Feb. 16 (UPI) -- North Sea energy player Neptune said it's now a world-class player after acquiring the exploration arm of French energy company ENGIE.
For undisclosed terms, Neptune said it acquired ENGIE Exploration and Production International, which gives it a global footing in basins from the North Sea to North Africa.
Neptune through the transaction takes on assets that produced about 154,000 net barrels of oil equivalent per day last year.
Neptune's oil and gas arm was established three years ago by equity funds Carlyle Group and CVC Capital Partner, and now China Investment Corp., to build up a strong position in the North Sea. The company is led by Sam Laidlaw, the former CEO at British multinational utility company Centrica.
Laidlaw in a statement on what could be a multi-billion dollar acquisition said the deal marks a new beginning for Neptune after three years of work.
"We aim to generate long term sustained value for the countries in which we operate, our employees and for our investors in order to create a leading international independent E&P company within the next five years," he said in a statement.
When announcing plans for the acquisition last year, The Carlyle Group said the acquisition would represent a $3.9 billion grab backed by a group of co-investors. ENGIE's exploration and production business was one of the largest in the North Sea, with proven and probable reserves of 672 million barrels mixed evenly between oil and gas.

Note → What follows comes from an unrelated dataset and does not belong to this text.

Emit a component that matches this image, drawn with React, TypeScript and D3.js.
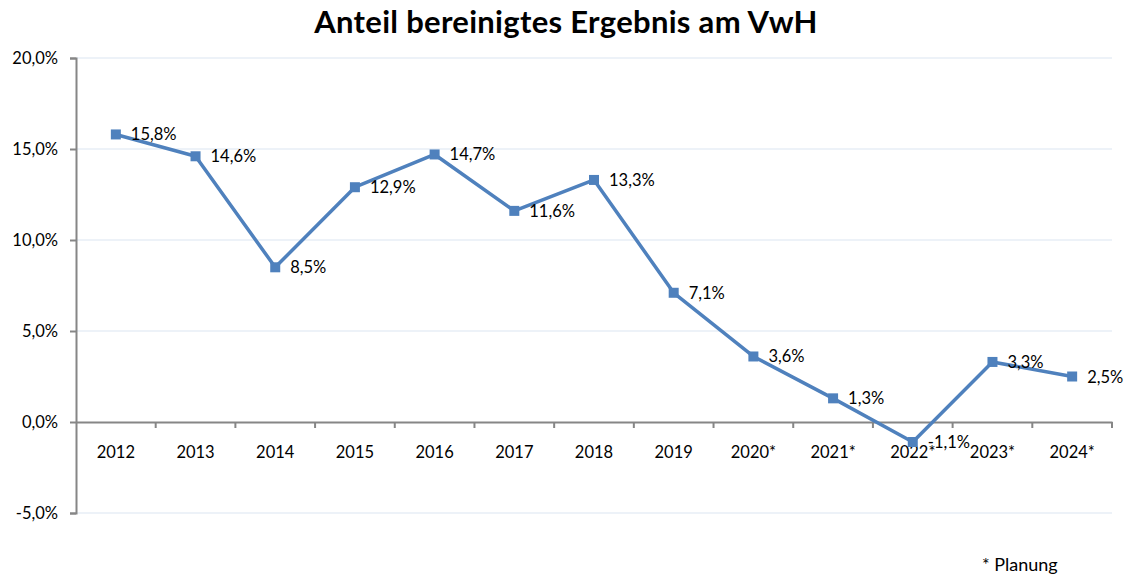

Deirdre Michie, the chief executive at trade group Oil & Gas U.K., said the spending effort from Neptune was a testament to the legacy of North Sea operations.
"This transaction highlights that the U.K. oil and gas sector continues to offer smart investors good commercial opportunities on the back of the huge efficiency improvements of recent years," she said in an emailed statement.
One of the major assets for Neptune is the Gjoa field in the Norwegian waters of the North Sea. Production was closed down in June after ENGIE reported a gas leak from the field.